Andy and Me, A-Basin, 1982

A friend and I at Arapaho Basin, 1982. I’m wearing knickers, high wool socks and layers.

Some of the small ski areas have grown up — Arapaho Basin back in the day was smallish and funky, but now it’s expanded and appears to be more closly linked to its neighbor, Keystone. I can’t say for sure; I haven’t been back.

Right now the local ski area — Wolf Creek — is the center of a big fight between conservationists and a rich Texan who wants to develop it into a resort. A ski resort would pretty much destroy the vibe that Wolf Creek wants to maintain and that the people here are comitted to. It’s a tense and murky situation since the economy of Southern Colorado is depressed and a ski resort would help, but, at the same time, it would put “our” ski area out of the reach of most people who actually live here.

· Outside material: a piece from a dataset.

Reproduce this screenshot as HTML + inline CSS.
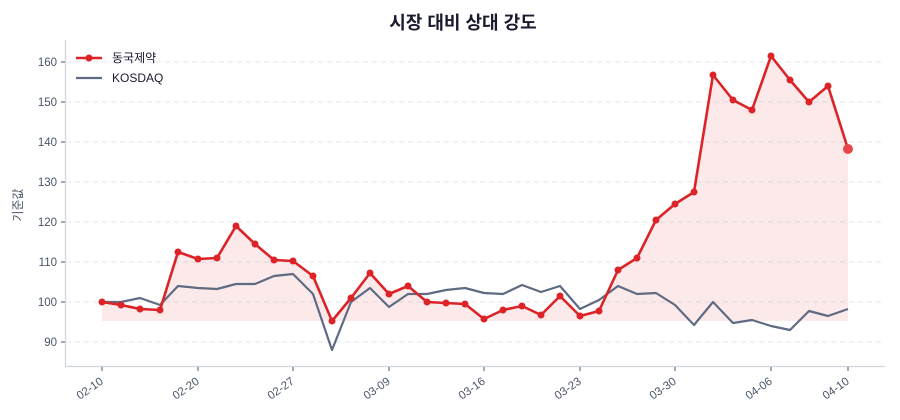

I like the idea of small, local ski mountains, but economically, I can see they stopped being viable. Climate change has made the snowfall less dependable than it was when I was a young woman. Maybe there’s no connection between thousands more people driving into the mountains every weekend from Denver to Vail, Aspen, etc. than there were thirty years ago and the fact that we have less snow. No idea.